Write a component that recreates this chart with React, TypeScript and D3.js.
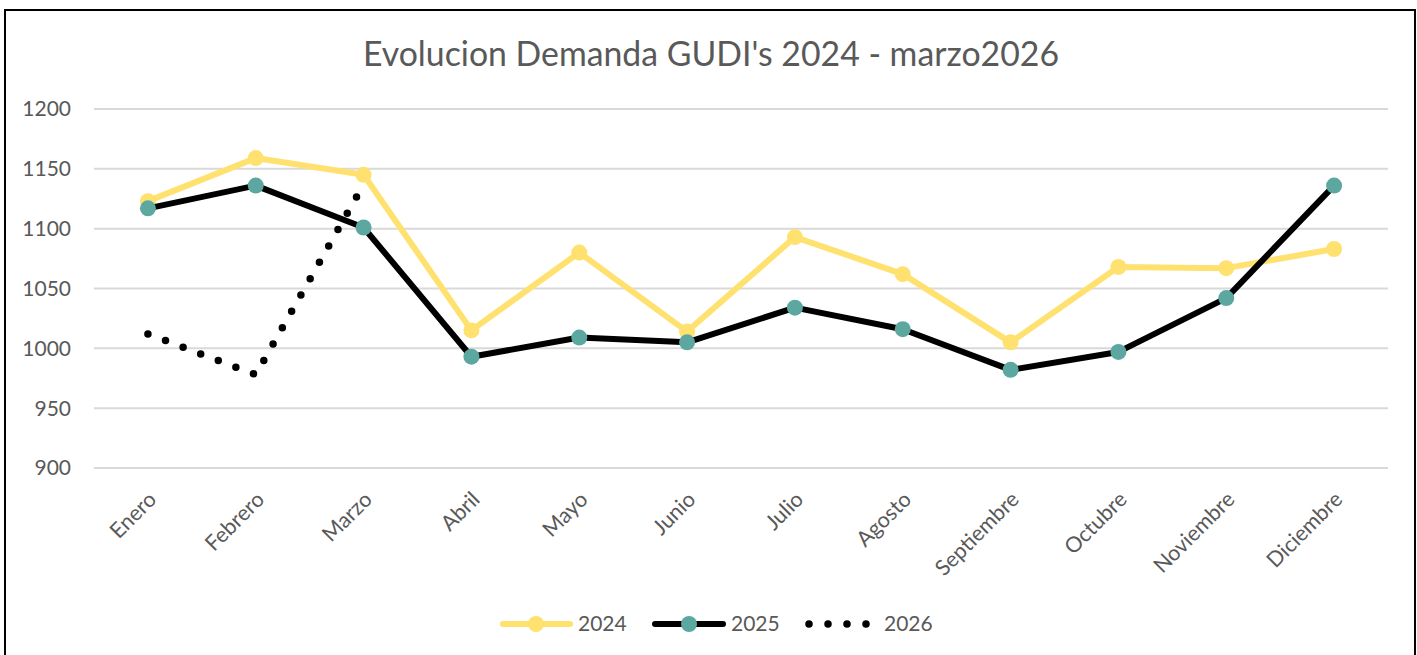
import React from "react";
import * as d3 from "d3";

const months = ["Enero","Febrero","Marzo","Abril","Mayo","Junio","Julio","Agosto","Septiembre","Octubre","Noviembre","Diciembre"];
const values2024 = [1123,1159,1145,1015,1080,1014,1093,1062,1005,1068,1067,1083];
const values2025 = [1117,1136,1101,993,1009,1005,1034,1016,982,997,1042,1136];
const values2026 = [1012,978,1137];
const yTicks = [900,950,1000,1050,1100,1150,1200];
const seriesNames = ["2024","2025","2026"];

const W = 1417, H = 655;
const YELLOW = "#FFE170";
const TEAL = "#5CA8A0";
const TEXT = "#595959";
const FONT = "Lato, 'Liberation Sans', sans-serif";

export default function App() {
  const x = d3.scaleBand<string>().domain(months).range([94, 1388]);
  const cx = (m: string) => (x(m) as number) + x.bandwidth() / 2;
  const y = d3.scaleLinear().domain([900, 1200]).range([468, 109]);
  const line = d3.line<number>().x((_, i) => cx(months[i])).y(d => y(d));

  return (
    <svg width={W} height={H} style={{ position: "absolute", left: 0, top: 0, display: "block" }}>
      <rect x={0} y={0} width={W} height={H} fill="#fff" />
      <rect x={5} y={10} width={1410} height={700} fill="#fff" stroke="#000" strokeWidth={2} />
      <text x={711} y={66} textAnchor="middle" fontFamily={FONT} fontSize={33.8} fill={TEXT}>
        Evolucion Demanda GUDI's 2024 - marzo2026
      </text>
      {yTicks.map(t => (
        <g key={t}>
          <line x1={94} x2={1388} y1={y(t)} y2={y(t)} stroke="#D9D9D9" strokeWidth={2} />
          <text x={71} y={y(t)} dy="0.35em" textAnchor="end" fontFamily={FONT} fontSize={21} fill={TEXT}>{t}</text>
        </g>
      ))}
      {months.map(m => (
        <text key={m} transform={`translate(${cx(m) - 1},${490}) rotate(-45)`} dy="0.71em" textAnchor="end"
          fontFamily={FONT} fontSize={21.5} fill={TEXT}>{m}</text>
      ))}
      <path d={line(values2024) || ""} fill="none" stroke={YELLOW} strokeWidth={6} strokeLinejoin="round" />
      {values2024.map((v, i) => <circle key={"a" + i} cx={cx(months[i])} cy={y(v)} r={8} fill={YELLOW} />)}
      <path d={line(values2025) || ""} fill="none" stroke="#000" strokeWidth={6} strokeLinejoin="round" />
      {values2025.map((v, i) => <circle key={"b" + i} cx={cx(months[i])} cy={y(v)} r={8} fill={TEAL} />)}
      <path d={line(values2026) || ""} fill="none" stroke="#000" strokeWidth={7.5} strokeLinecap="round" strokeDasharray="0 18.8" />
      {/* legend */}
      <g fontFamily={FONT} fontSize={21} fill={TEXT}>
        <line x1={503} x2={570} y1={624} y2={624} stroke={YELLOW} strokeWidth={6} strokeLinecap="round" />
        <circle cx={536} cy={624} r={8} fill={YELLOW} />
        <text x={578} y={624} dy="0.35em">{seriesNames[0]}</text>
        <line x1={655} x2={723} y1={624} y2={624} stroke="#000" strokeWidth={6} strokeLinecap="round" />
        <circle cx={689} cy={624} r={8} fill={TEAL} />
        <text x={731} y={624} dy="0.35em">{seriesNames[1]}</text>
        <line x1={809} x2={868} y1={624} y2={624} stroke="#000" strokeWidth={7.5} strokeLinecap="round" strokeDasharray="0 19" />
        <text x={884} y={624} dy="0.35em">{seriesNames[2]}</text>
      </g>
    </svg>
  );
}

--

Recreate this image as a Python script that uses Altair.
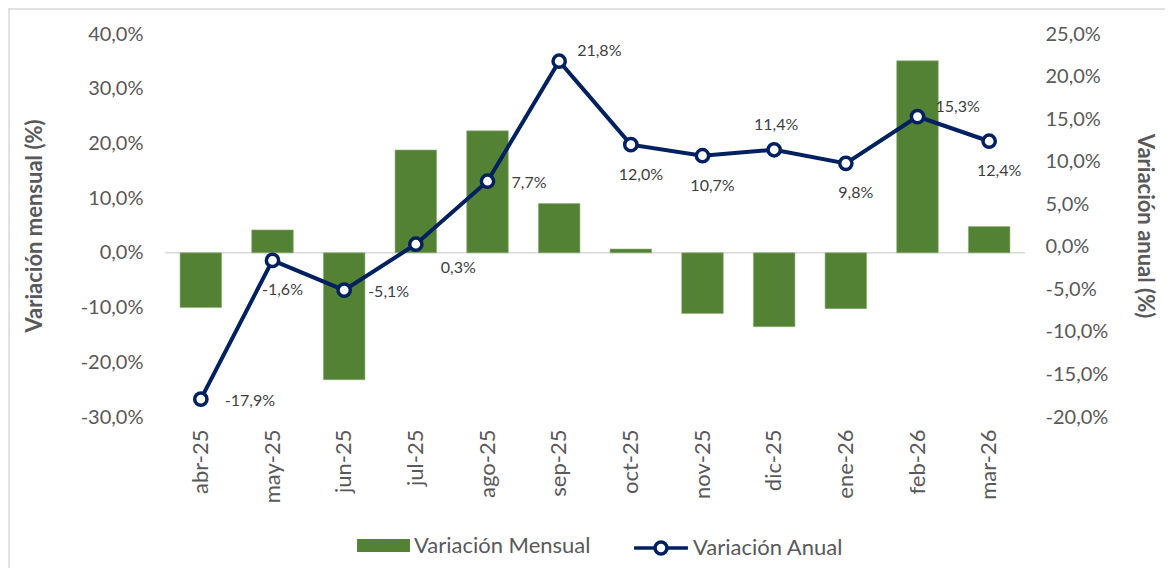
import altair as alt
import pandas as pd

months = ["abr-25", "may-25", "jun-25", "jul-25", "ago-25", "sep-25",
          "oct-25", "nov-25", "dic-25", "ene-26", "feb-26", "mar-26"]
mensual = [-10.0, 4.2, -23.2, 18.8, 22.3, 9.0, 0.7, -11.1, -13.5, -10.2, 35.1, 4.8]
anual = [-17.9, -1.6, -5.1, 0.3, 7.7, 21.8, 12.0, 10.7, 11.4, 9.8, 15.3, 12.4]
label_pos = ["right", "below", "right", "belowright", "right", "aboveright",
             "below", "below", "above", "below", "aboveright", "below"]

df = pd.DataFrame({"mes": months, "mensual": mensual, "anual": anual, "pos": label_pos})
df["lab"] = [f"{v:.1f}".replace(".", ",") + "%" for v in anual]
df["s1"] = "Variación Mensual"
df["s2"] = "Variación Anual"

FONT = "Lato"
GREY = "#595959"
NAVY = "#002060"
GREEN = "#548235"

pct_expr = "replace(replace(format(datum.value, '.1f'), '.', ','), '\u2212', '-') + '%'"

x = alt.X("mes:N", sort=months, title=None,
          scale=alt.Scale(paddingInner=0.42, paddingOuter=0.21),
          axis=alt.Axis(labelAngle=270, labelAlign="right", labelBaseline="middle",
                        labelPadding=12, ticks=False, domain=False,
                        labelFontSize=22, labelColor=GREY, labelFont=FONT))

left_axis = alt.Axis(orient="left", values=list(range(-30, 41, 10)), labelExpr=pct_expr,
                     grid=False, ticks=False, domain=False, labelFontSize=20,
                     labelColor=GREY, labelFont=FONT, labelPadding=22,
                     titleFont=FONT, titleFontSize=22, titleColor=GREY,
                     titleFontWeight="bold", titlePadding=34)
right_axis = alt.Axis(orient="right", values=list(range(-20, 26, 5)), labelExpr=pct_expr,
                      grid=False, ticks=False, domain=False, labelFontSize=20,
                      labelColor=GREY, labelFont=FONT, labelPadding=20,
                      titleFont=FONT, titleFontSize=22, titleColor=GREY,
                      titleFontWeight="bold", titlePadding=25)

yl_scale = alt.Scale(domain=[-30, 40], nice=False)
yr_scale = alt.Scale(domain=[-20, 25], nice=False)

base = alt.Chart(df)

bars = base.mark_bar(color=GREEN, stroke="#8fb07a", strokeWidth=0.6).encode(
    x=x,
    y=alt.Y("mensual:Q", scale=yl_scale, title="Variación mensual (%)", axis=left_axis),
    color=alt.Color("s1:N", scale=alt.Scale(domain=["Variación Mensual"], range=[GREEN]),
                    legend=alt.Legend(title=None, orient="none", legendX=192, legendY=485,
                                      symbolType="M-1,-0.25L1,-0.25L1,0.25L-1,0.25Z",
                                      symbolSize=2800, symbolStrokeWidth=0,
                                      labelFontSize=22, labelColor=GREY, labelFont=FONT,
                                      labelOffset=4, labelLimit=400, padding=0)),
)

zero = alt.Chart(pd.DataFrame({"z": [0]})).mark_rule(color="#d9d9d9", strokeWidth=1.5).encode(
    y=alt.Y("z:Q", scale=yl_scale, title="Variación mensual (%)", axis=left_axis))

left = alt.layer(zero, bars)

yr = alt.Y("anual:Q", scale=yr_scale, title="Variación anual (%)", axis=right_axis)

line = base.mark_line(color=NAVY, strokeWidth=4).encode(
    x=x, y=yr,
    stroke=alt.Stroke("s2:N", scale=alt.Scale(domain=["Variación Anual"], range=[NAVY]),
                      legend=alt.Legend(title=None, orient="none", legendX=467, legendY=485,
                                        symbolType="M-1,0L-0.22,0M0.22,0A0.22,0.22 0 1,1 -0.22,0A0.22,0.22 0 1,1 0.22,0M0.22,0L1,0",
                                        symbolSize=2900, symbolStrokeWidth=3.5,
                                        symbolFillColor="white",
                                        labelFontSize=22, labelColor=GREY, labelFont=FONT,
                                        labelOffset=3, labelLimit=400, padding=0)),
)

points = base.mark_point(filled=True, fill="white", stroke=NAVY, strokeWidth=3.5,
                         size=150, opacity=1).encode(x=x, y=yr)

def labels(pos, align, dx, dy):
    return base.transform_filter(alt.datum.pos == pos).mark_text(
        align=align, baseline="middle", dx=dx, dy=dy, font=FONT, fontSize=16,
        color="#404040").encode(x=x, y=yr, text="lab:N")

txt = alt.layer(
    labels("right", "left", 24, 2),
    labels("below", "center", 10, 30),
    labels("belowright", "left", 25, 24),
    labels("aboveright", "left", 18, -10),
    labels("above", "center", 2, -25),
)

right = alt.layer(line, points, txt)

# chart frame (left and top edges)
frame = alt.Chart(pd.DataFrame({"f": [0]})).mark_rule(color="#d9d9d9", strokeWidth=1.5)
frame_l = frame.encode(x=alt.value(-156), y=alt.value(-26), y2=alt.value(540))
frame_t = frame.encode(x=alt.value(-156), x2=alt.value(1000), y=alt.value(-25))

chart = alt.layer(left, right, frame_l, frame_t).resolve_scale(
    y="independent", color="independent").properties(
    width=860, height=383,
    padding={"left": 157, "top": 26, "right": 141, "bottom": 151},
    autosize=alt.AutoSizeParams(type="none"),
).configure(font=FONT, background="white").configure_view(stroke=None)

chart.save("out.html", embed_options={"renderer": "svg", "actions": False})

==

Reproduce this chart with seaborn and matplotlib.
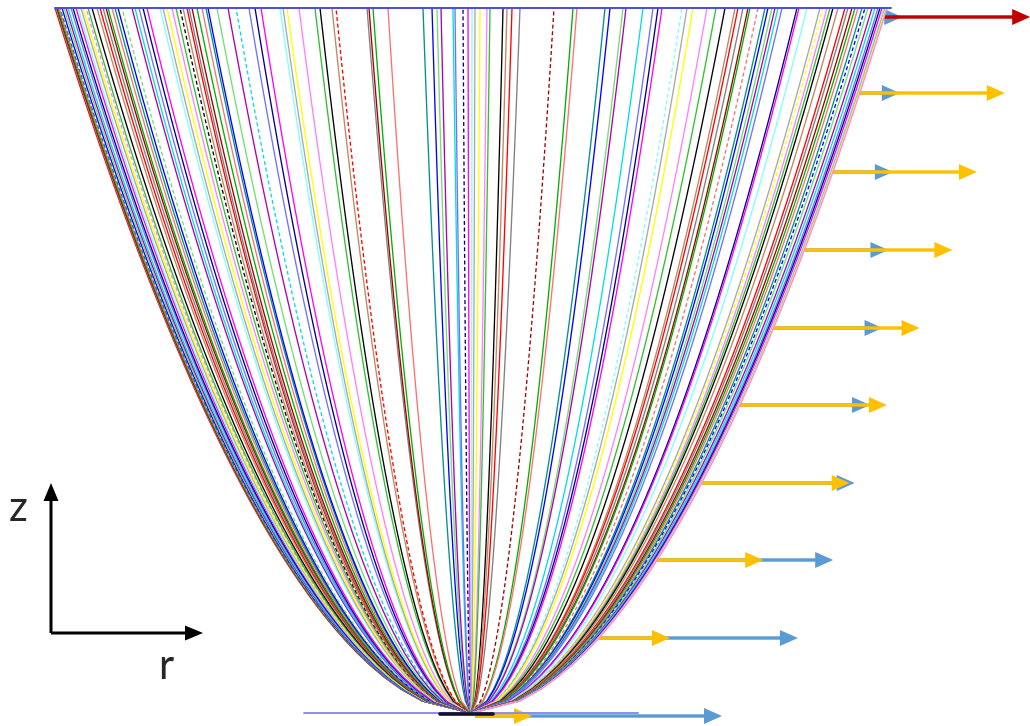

• EXERCISE PROMPT
Among the entries above, take the lines from the one with "Recreate this image" through the one with "import pandas as pd" and retype them exactly, leaving out the pictures.

• FINAL RESULT
Recreate this image as a Python script that uses Altair.
import altair as alt
import pandas as pd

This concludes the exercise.